Families did not migrate en masse but younger members of families did – so much so that emigration almost became a rite of passage, as evidenced by the data that show that, unlike similar emigration throughout world history, women emigrated just as often, just as early, and in the same numbers as men. The emigrant started a new life in a new land, sent remittances "£1,404,000 by 1851" back to his/her family in Ireland which, in turn, allowed another member of the family to emigrate.
Aftermath
The potato remained Ireland's staple crop after the famine; at the end of the 19th century, the Irish per capita consumption of four pounds a day was the highest in the world.

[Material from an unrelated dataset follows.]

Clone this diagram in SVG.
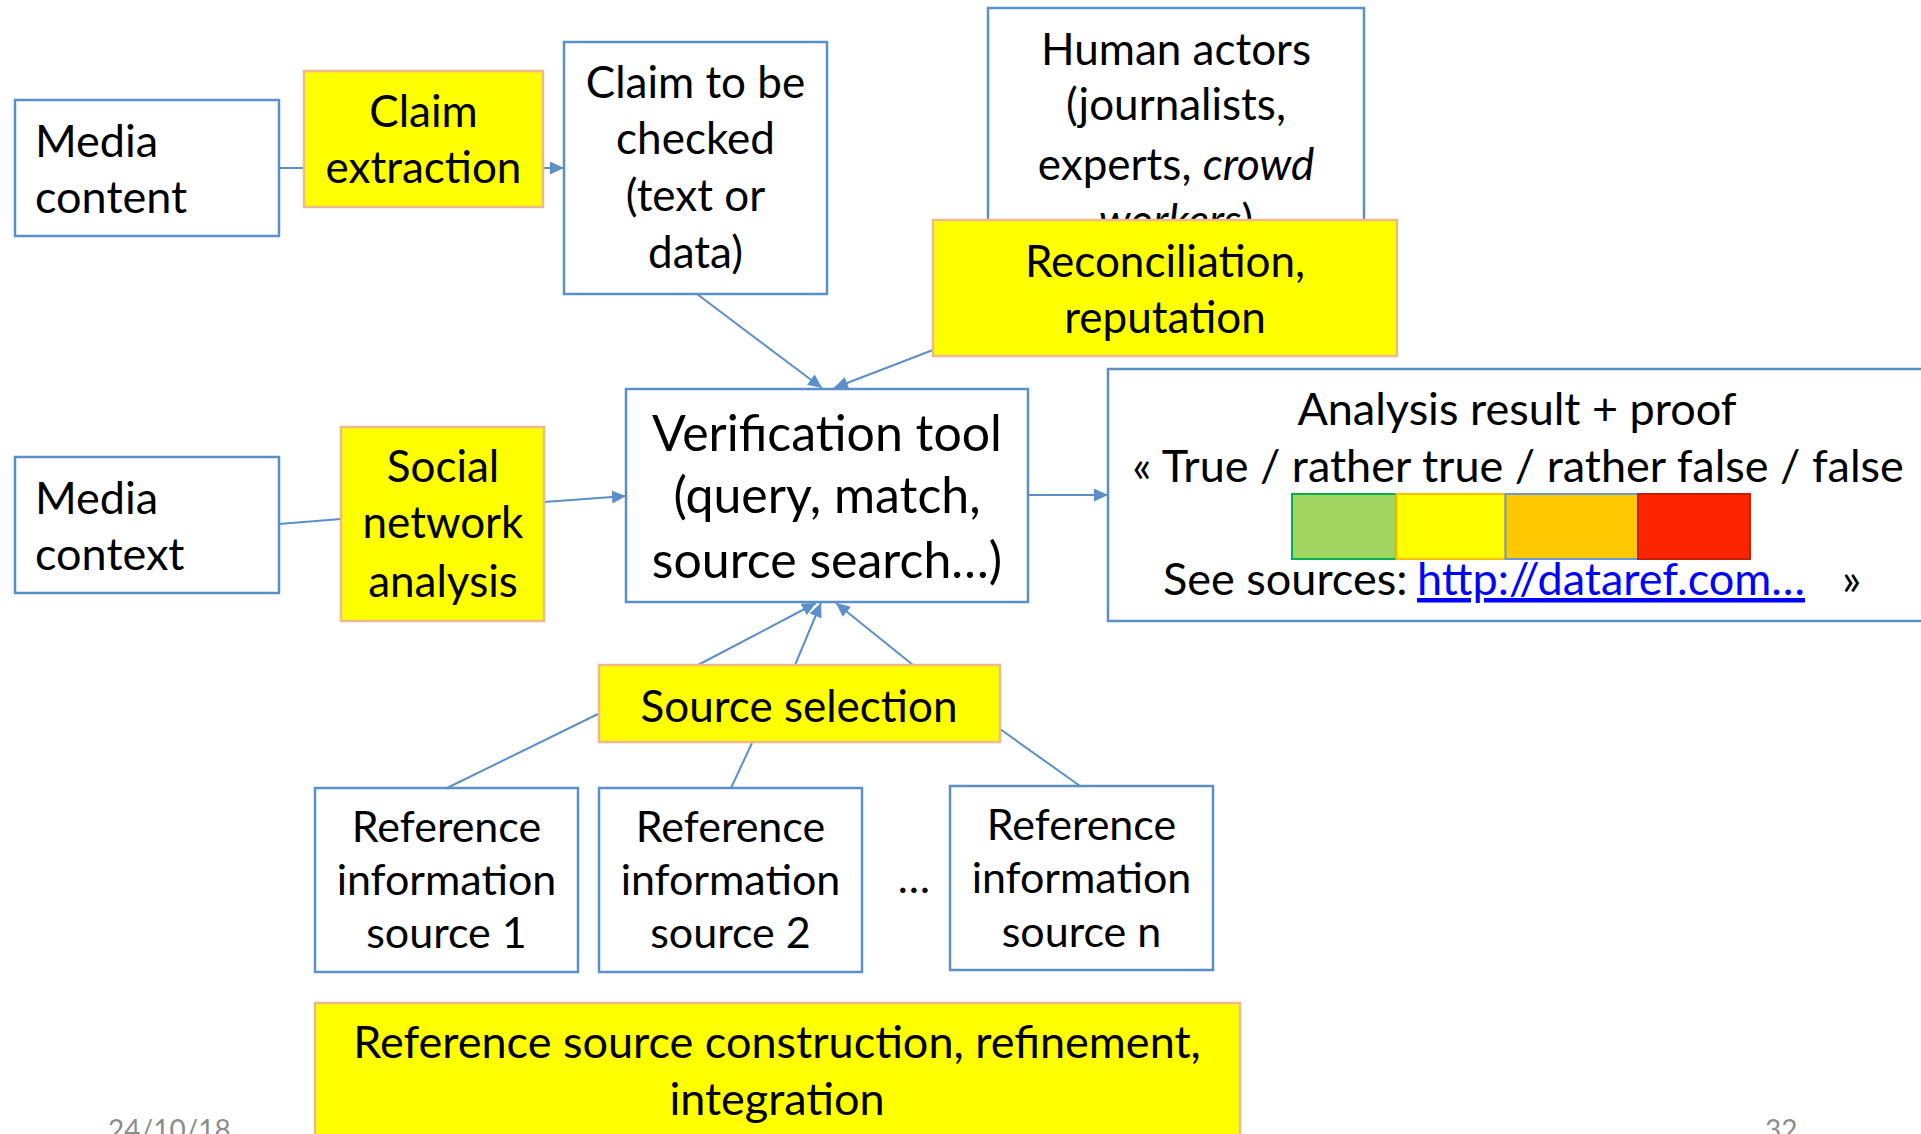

Later famines made only minimal effect and are generally forgotten, except by historians. By the 1911 census, the island of Ireland's population had fallen to 4.4 million, about the same as the population in 1800 and 2000 and only a half of its peak population.
On the other hand, the population of England and Wales doubled from 16 million in 1841 to 32.5 million in 1901.
The Famine gave considerable impetus to the shift from Irish to English as the language of the majority. Those most gravely affected by the Famine were mostly in Irish-speaking districts, and those districts also supplied most of the emigrants. Awareness of the cultural loss provided a spur to the work of Irish language activists in Ireland, Britain, America and Australia, resulting in the foundation of such organisations as the Gaelic League.
Ireland's mean age of marriage in 1830 was 23.8 for women and 27.47 for men where they had once been 21 for women and 25 for men, respectively, and those who never married numbered about 10% of the population; in 1840, they had respectively risen to 24.4 and 27.7; in the decades after the Famine, the age of marriage had risen to 28–29 for women and 33 for men and as many as a third of Irishmen and a fourth of Irishwomen never married due to low wages and chronic economic problems that discouraged early and universal marriage.